As mentioned above I’m doing the Hot transfer method (toner) which requires that we first print the circuit to be transferred to the PCB via a laser printer. Inkjets will not work for this approach as it is the toner of the laser printer that will be deposited to the copper of the PCB from the paper. Keep in mind that you need to scale the printout to match the actual size of the circuit traces intended. This is critically important for IC socket connections as pin location needs to be accurate.

An issue brought up for the above method(s) is that the Brother Laser printer(s) of which I own do not do a good job of toner distribution for this application. I can confirm that in my case this is true. I don’t think it is the toner distribution as much as it is how the Brother technology deposits toner on print medium. So, it may not really matter if you are using OEM Brother toner cartridges, or a generic brand. In any case, the printout was not of high quality.

The next step in this process is to take your circuit printout and position it print side down on the copper PCB of which you will want to etch the circuit. Next you get your trusty clothes iron, you know the one that has been sitting in the closet (or in my case the garage) the last 10 years collecting dust and put the heat setting to around 170 degrees. I got my digital thermometer out just to be as accurate as possible. You then start ironing on the PCB for 5 to 7 minutes. It is a good idea to put a cloth of some sort over the print medium you are using as we really are not looking to start a fire. We just want to use heat and pressure to deposit the toner from the paper on the copper of the PCB. Once done, let the PCB cool off for a few minutes.

Now we carefully peel back and remove the print medium from the PCB and if all went well the toner has adhered to the copper of the PCB forming your circuit trace. In my first try it looked to have done a fair job, but I did have to go over most of the traces with a Sharpie as there was copper still visible in many locations of the circuit trace. I let the Sharpie ink dry for about an hour and then attempted my first etching.

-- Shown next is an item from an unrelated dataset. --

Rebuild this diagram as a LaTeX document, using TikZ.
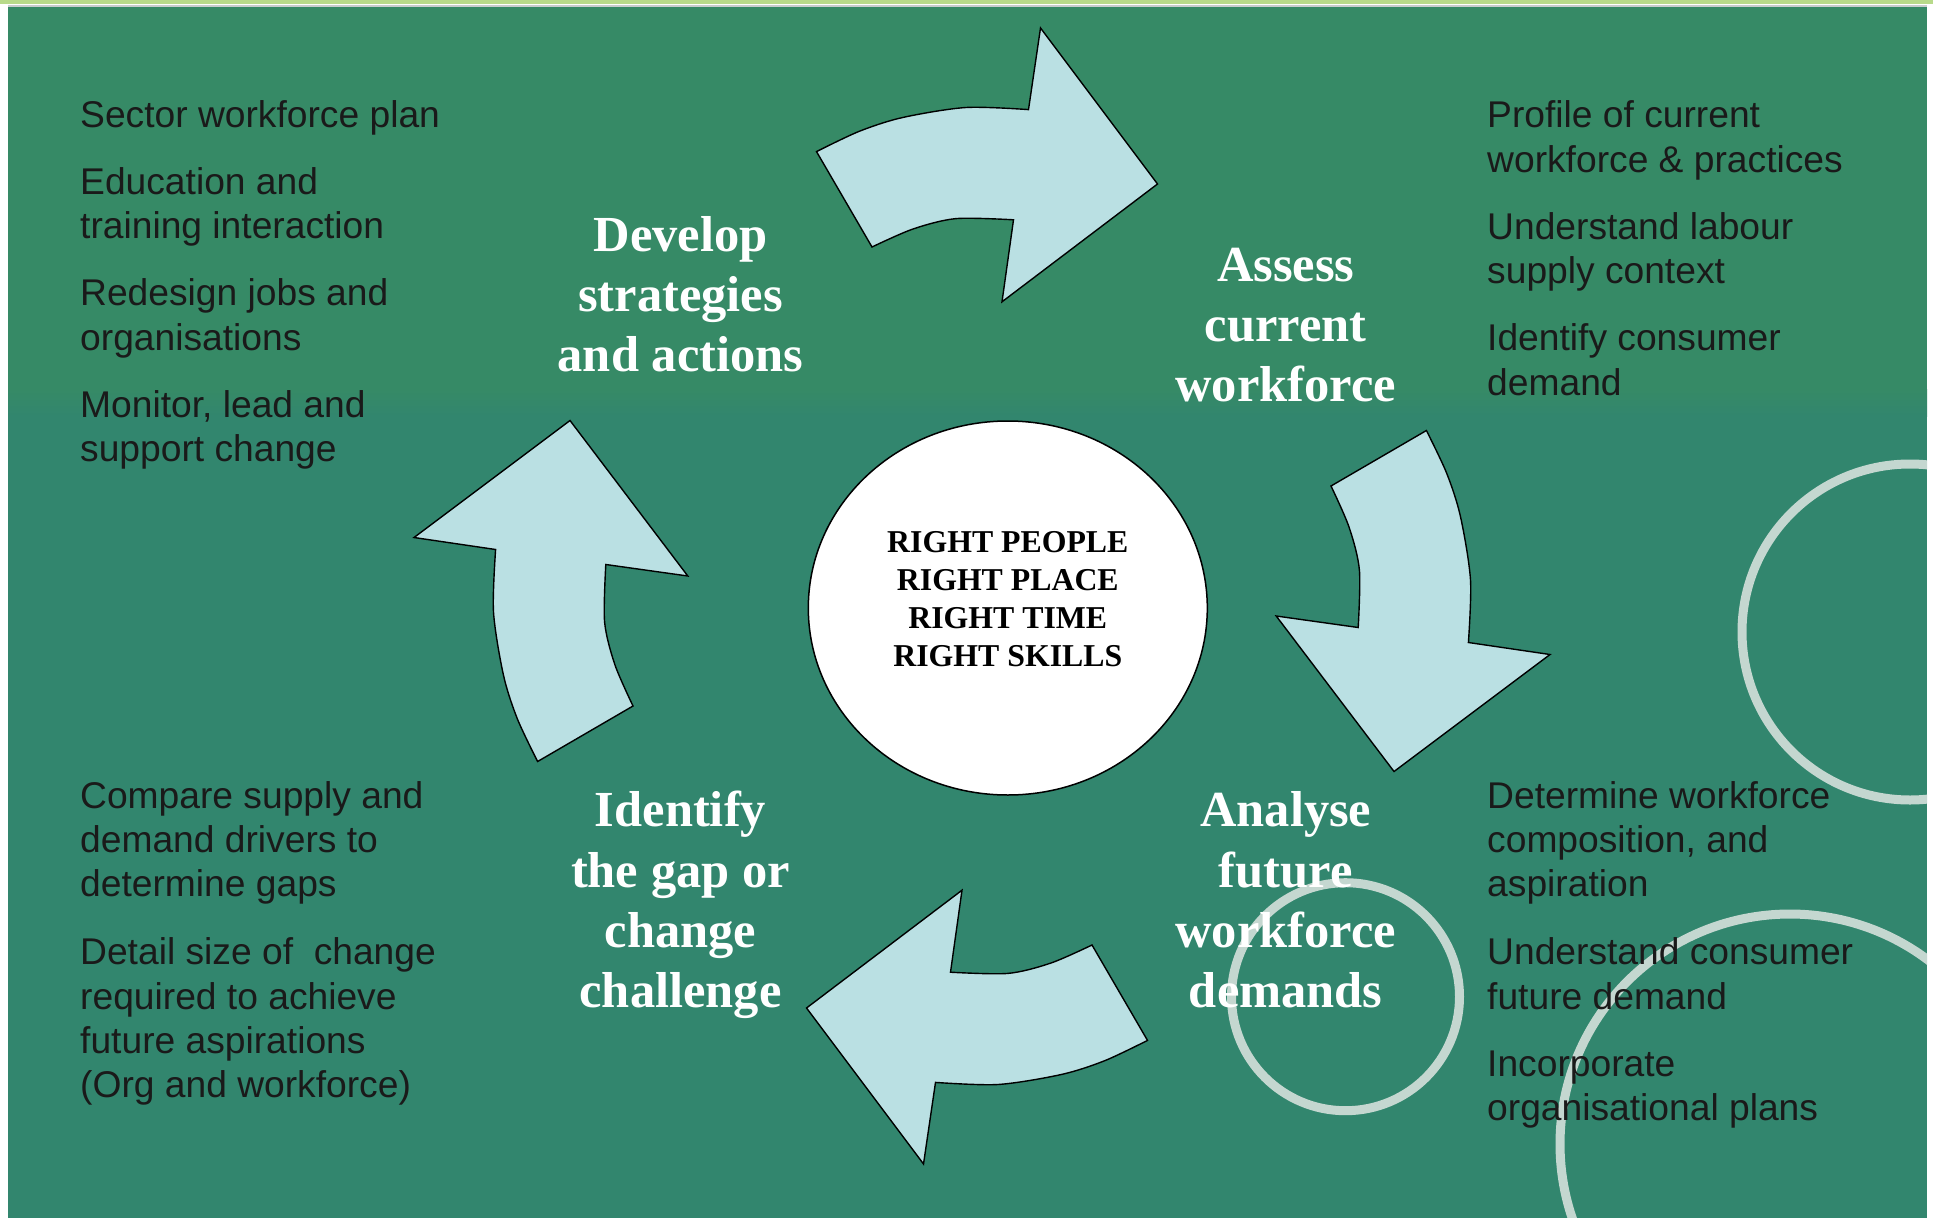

I’m still using the tried-and-true Ferric Chloride solution and about 15 minutes later had to take the PCB out of the solution and rinse off.

The above picture shows the circuit diagram from the magazine article and my first run of the PCB etch.  I circled all the issues in RED for the PCB.

• The most challenging issue is with etching away too much of the copper as you can see the circuit trace has a gap. This was always a concern when you did not have enough coverage with the etch resist pen and/or transfer tape years ago.  It makes timing crucial of the etching process to remove all the exposed copper, but not what you traced on the board.
• The next issue of which I noticed and attempted to plan for is two circuit traces going in between the IC socket solder pads. For the home DIY’r that’s a really fine line needing to be etched.  I had planned for this and added solder pads to the circuit with the expectation that I would use jumper wire to address this challenge.  Also, these circuit traces are so close to the IC socket solder pads, chances are very high I would have solder jumping over on to the circuit trace and shorting it out.
• And of course, with the DIY approach of using etch resist pens and my Brother laser printer, my circuit traces are far from precision. But this first attempt let me work out how to drill the holes in this board.  You can see where I misaligned an IC socket template I used on this board and ended up drilling off center and through circuit traces.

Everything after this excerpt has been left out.